Last week, on the eve of this week's high-level conference on world food security in Rome, the UN's Food and Agriculture Organization (FAO) and the Organization of Economic Cooperation and Development released a report (Agricultural Outlook 2008-2017) on the food crisis that concluded that grain prices may recede from their record highs, but warned that there are "...permanent factors underpinning prices that will work to keep them at higher average levels than in the past."
One of those "permanent factors" is population. The report noted that:
Population dynamics are important determinants of the future global economic environment, directly affecting demand for agricultural commodities. Population growth over the next decade will decline relative to the last 10 years to an average of 1.1% annually to reach approximately 7.4 billion in 2017. The fastest population growth is expected in Africa (annual average above 2%), whereas in Europe, population is expected to essentially stabilise over the coming decade.
Population growth is most pronounced in what the FAO classifies as the Low-Income Food-Deficit Countries (LIFDCs). The danger, of course, is that the rapidly growing LIFDCs will not be able to feed their populations if food prices remain high. In the past year, food riots have broken out in more than a dozen LIFDCs and more riots are anticipated unless grain prices retreat from their record highs.

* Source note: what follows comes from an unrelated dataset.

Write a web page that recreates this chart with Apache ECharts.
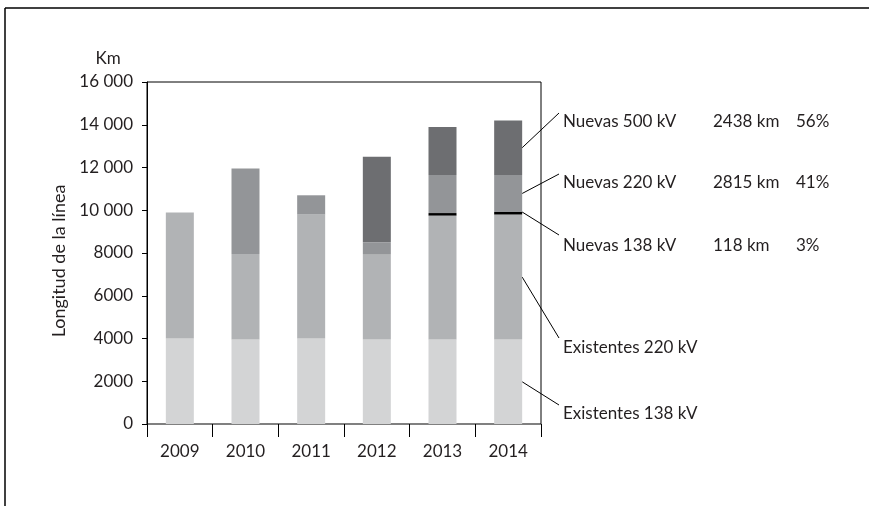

Last week's FAO/OECD forecast predicted that food prices:
....over the medium term will average substantially above the levels that prevailed in the past 10 years. When the average for 2008 to 2017 is compared with that over 1998 to 2007, beef and pork prices may be some 20% higher; raw and white sugar around 30%; wheat, maize and skim milk powder 40 to 60%; butter and oilseeds more than 60% and vegetable oils over 80%. Over the Outlook period, prices will resume their decline in real terms, albeit at a slower rate. However, the impact of various supply and demand factors on prices will differ across commodities.
....prices may also be more volatile than in the past: stock levels are not expected to be replenished substantially over the Outlook; demand is becoming less sensitive to price changes at the farm level as the commodity share in the final food bill falls and as industrial demand grows; weather conditions and agricultural product supply may become more variable with climate change; and speculative non-commercial investment funds enter or leave agricultural futures markets as profit opportunities dictate.
As sobering at that assessment is, it assumes that the price of oil will fall substantially in the years ahead:
The world oil price assumption underlying this year’s Agricultural Outlook is based on that published in the OECD Economic Outlook n° 82 (December 2007). It assumes prices to slowly increase over the outlook period from USD 90 per barrel in 2008 to USD 104 per barrel by 2017.
In light of the recent spike in oil prices, how realistic is that December 2007 forecast? Long-term futures contracts for delivery oil in 2015 are presently running at about $140 per barrel, substantially above the assumption used in last week's FAO/OECD report. An analyst for Goldman Sachs said last week that oil prices could average $200 a barrel next year. Higher energy prices will translate into higher than anticipated prices for fertilizer and will, likewise, boost the cost of cultivating and transporting crops. Higher energy prices will also boost the growing demand for biofuels and lead to further diversion of croplands to fuel production.
For the foreseeable future, it appears that global food security may be less than secure. Let's see what comes out of the food summit that convened today in Rome.